Forms and Validation
Forms should be designed in columns as this improves scanability. When possible, a form should be one column. Information can be presented in multiple columns if they are grouped together.
One-column layout is preferred, but use two-column layouts when:
- There are too many components to fit in an area of the page
- Specific fields have strong associations.
Labels should use clear but concise language, and provide enough information for the user to accurately complete the required information.
Labels should follow the vertical format of the form. Place labels above their respective fields, and align with Input Field text. Group a label with its field so that there is a clear distinction between fields.
Rules of Thumb
- Disabled elements don't get focus via click, tap, or keyboard, aren’t accessible when tabbing, and are not submitted with form data.
- Read-only elements (e.g.,
<input type=“text” readonly />) should allow focus via click, tap, or keyboard, are accessible when tabbing, and are submitted with form data.
- The length of the input field should reflect the intended length of content.
Validation ensures that data is properly entered into an Input Field or Form. It alerts users to data errors, required input and prompts them to make corrections.
Input Fields, Checkboxes and Drop Down Menus can be configured to require user input and to enforce specific data formats. Once configured, these elements can provide validation as users move through a group of controls, such as a form, within a Dialog Box or Pane. Validation is then employed a second time when “Apply” or “OK” is selected.
Individual elements outside of a Dialog Box or Pane can also be configured for validation.
Rules of Thumb
- Validate user input immediately after the element loses focus. Don’t wait to validate elements upon “Apply.”
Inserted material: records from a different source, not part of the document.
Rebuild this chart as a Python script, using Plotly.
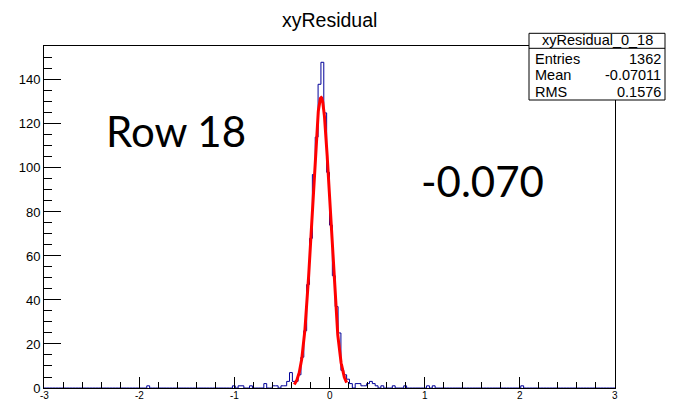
import numpy as np
import plotly.graph_objects as go

# ---------------- data ----------------
title_text = "xyResidual"
stats_name = "xyResidual_0_18"
stats_labels = ["Entries", "Mean", "RMS"]
stats_values = ["1362", "-0.07011", "0.1576"]
label_row = "Row 18"
label_value = "-0.070"

x_min, x_max, n_bins = -3.0, 3.0, 200

# lower edge of each non-empty bin and its content
bin_low = [-1.92, -1.02, -0.96, -0.93, -0.84, -0.69, -0.60, -0.57, -0.51, -0.48,
           -0.45, -0.42, -0.39, -0.36, -0.33, -0.30, -0.27, -0.24, -0.21, -0.18,
           -0.15, -0.12, -0.09, -0.06, -0.03, 0.00, 0.03, 0.06, 0.09, 0.12,
           0.15, 0.18, 0.21, 0.27, 0.30, 0.33, 0.36, 0.39, 0.42, 0.45,
           0.48, 0.54, 0.66, 0.78, 1.02, 1.08, 2.01]
bin_count = [1, 1, 1, 1, 1, 2, 1, 1, 1, 1,
             3, 7, 3, 3, 6, 14, 26, 47, 68, 97,
             114, 138, 148, 125, 98, 74, 51, 37, 25, 8,
             6, 4, 2, 2, 2, 1, 1, 2, 3, 2,
             1, 1, 1, 1, 1, 1, 1]

# gaussian fit drawn in red
fit_amp = 132.0
fit_mean = -0.088
fit_sigma = 0.095
fit_range = [-0.37, 0.18]

x_ticks = [-3, -2, -1, 0, 1, 2, 3]
y_ticks = [0, 20, 40, 60, 80, 100, 120, 140]
y_top = 155.4

# ---------------- build ----------------
bw = (x_max - x_min) / n_bins
counts = np.zeros(n_bins)
for lo, c in zip(bin_low, bin_count):
    counts[int(round((lo - x_min) / bw))] = c
edges = x_min + bw * np.arange(n_bins + 1)

fx = np.linspace(fit_range[0], fit_range[1], 300)
fy = fit_amp * np.exp(-0.5 * ((fx - fit_mean) / fit_sigma) ** 2)

# page geometry (the page body adds an 8 px margin around the figure)
PAGE_W, PAGE_H, BODY = 679, 401, 8
W, H = PAGE_W - BODY, PAGE_H - BODY
L, R, T, B = 44, 615, 46, 388          # plot frame in page pixels


def px(x):
    return (x - L) / (R - L)


def py(y):
    return (B - y) / (B - T)


fig = go.Figure()
fig.add_trace(go.Scatter(x=edges, y=np.append(counts, counts[-1]), mode="lines",
                         line=dict(color="#000099", width=1, shape="hv"),
                         hoverinfo="skip", showlegend=False))
fig.add_trace(go.Scatter(x=fx, y=fy, mode="lines",
                         line=dict(color="#ff0000", width=3),
                         hoverinfo="skip", showlegend=False))

yfont = dict(family="Liberation Sans, Arial, sans-serif", size=13, color="black")
xfont = dict(family="Liberation Sans, Arial, sans-serif", size=10, color="black")
fig.update_layout(
    width=W, height=H,
    margin=dict(l=L - BODY, r=W - (R - BODY), t=T - BODY, b=H - (B - BODY), autoexpand=False),
    paper_bgcolor="white", plot_bgcolor="white",
    showlegend=False,
    xaxis=dict(range=[x_min, x_max], showline=True, linecolor="black", linewidth=1,
               mirror=True, ticks="inside", ticklen=11, tickcolor="black", tickwidth=1,
               tickvals=x_ticks, showticklabels=False,
               showgrid=False, zeroline=False, layer="above traces", automargin=False,
               minor=dict(tickmode="linear", tick0=x_min, dtick=0.2, ticks="inside",
                          ticklen=6, tickcolor="black", showgrid=False)),
    yaxis=dict(range=[0, y_top], showline=True, linecolor="black", linewidth=1,
               mirror=True, ticks="inside", ticklen=17, tickcolor="black", tickwidth=1,
               tickvals=y_ticks, ticktext=[str(v) for v in y_ticks], tickfont=yfont,
               showgrid=False, zeroline=False, layer="above traces", automargin=False,
               minor=dict(tickmode="linear", tick0=0, dtick=5, ticks="inside",
                          ticklen=8, tickcolor="black", showgrid=False)),
)

# x tick labels just under the axis (the reference is cropped right below them)
for v in x_ticks:
    fig.add_annotation(text=str(v), xref="x", yref="paper", x=v, y=py(388.5),
                       xanchor="center", yanchor="top", showarrow=False,
                       font=xfont, borderpad=0)

# stats box (page pixels)
bx0, bx1, by0, by1, bsep = 529, 665, 33.3, 100, 48.3
fig.add_shape(type="rect", xref="paper", yref="paper",
              x0=px(bx0), x1=px(bx1), y0=py(by1), y1=py(by0),
              line=dict(color="black", width=1), fillcolor="white", layer="above")
fig.add_shape(type="line", xref="paper", yref="paper",
              x0=px(bx0), x1=px(bx1), y0=py(bsep), y1=py(bsep),
              line=dict(color="black", width=1), layer="above")

stat_font = dict(family="Liberation Sans, Arial, sans-serif", size=14.5, color="black")
fig.add_annotation(text=stats_name, xref="paper", yref="paper", x=px(597), y=py(39.6),
                   xanchor="center", yanchor="middle", showarrow=False, font=stat_font,
                   borderpad=0)
row_y = [58.5, 75, 91.5]
for lab, val, yy in zip(stats_labels, stats_values, row_y):
    fig.add_annotation(text=lab, xref="paper", yref="paper", x=px(533), y=py(yy),
                       xanchor="left", yanchor="middle", showarrow=False, font=stat_font)
    fig.add_annotation(text=val, xref="paper", yref="paper", x=px(663), y=py(yy),
                       xanchor="right", yanchor="middle", showarrow=False, font=stat_font)

# title
fig.add_annotation(text=title_text, xref="paper", yref="paper", x=px(329), y=py(19.5),
                   xanchor="center", yanchor="middle", showarrow=False,
                   font=dict(family="Liberation Sans, Arial, sans-serif", size=19.5, color="black"))

fig.add_annotation(text=label_row, xref="paper", yref="paper", x=px(104), y=py(131),
                   xanchor="left", yanchor="middle", showarrow=False,
                   font=dict(family="Lato, Open Sans, sans-serif", size=42, color="black"))
fig.add_annotation(text=label_value, xref="paper", yref="paper", x=px(419), y=py(181),
                   xanchor="left", yanchor="middle", showarrow=False,
                   font=dict(family="Lato, Open Sans, sans-serif", size=42, color="black"))

fig.write_html("out.html")
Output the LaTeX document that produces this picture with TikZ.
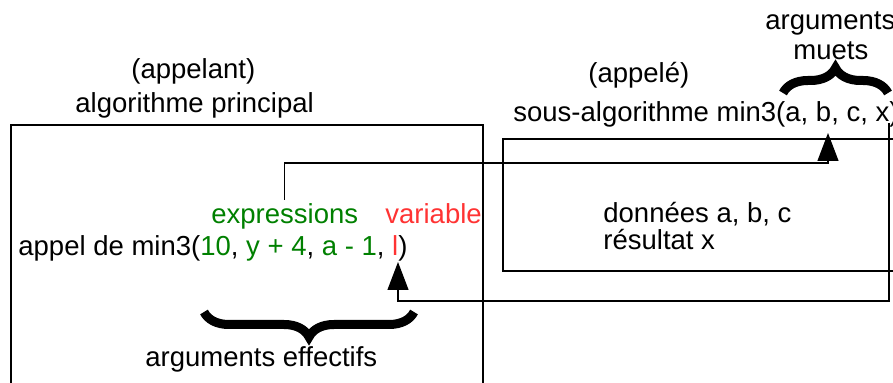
\documentclass[tikz,border=0pt]{standalone}
\usepackage{fontspec}
\setmainfont{Liberation Sans}
\usetikzlibrary{positioning}
\usetikzlibrary{arrows.meta}
\usetikzlibrary{decorations.pathreplacing}
\definecolor{exprgreen}{RGB}{0,128,0}
\definecolor{varred}{RGB}{255,51,51}

\begin{document}
\begin{tikzpicture}
	[
		x = 0.5pt, y = -0.5pt,
		mytext/.style = {inner sep = 0pt, anchor = base west, font = \fontsize{13.75}{16.5}\selectfont},
		myframe/.style = {draw, line width = 0.6pt},
		myarrow/.style = {line width = 0.6pt, -{Triangle[length = 14pt, width = 10.5pt]}},
		mybrace/.style = {decorate, decoration = {brace, amplitude = 12.5pt}, line width = 4.5pt}
	]
	%
	\useasboundingbox (0,0) rectangle (893,383);
	\clip (0,0) rectangle (893,383);
	%
	\draw [myframe] (11,400) |- (483,125) -- (483,400);
	\draw [myframe] (910,139) -| (503,271) -- (910,271);
	%
	\node (caller) [mytext] at (131,79) {(appelant)};
	\node (main) [mytext] at (75,113) {algorithme principal};
	\node (callee) [mytext] at (588,83) {(appelé)};
	\node (sub) [mytext] at (513,122) {sous-algorithme min3(a, b, c, x)};
	\node (dummy) [mytext] at (765,30) {arguments};
	\node (dummy2) [mytext] at (793,60) {muets};
	%
	\node (data) [mytext] at (603,223) {données a, b, c};
	\node (result) [mytext] at (603,250) {résultat x};
	%
	\node (expr) [mytext, text = exprgreen] at (211,224) {expressions};
	\node (var) [mytext, text = varred] at (385,224) {variable};
	\node (call) [mytext] at (18,256) {appel de min3(\textcolor{exprgreen}{10}, \textcolor{exprgreen}{y + 4}, \textcolor{exprgreen}{a - 1}, \textcolor{varred}{l})};
	\node (actual) [mytext] at (145,367) {arguments effectifs};
	%
	\coordinate (argb) at (828,133);
	\coordinate (topbend) at (828,163);
	\draw [myarrow] ([yshift = 2pt]expr.north) |- (topbend) -- (argb);
	%
	\coordinate (argx) at (889,123);
	\coordinate (lowbend) at (398,301);
	\coordinate (argl) at (398,262);
	\draw [myarrow] (argx) |- (lowbend) -- (argl);
	%
	\draw [mybrace] (783,93) -- (888,93);
	\draw [mybrace] (414,312) -- (204,312);
	%
\end{tikzpicture}
\end{document}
- Don’t reset the form. Requiring users to re-input valid data is poor user experience.
- In the same voice, write short, simple and precise error messages that assist users in easily correcting input errors.
- Clearly mark required fields with an asterisk.
- Display examples of correctly formatted data.
- Use appropriate input type on form fields for the expected data input (e.g.,
<input type="number">when entering numeric data)
A well written validation error message greatly reduces the user’s error recovery time and boosts user’s confidence in the quality of the application. The error message should inform the user as succinctly as possible:
- What the input problem is.
- Why the input was deemed invalid.
- How to fix the input error.
Writing in the Astro Voice
The voice of Astro applications is direct, confident and reflects the critical nature of Astro events and processes. It’s never chatty or informal nor does it personify technology.
Tips for writing validation error messages in the voice of Astro:
- Choose language that’s simple, brief and commanding. Astro users are often in high-pressure, time-sensitive situations with only seconds to correctly respond. Therefore, only include information absolutely necessary to swiftly resolve the error.
- Omit pronouns. In error messages pronouns add no value and take up already limited space. Pronouns also assume an intimacy with the user making the message seem less formal and less important.
- Never personify the application. Assigning human qualities to a virtual environment is the parlance of Science Fiction. It’s inappropriate for the vital nature of Astro applications.
- Don’t use salutations. Leave out: “hello, goodbye, welcome,” etc.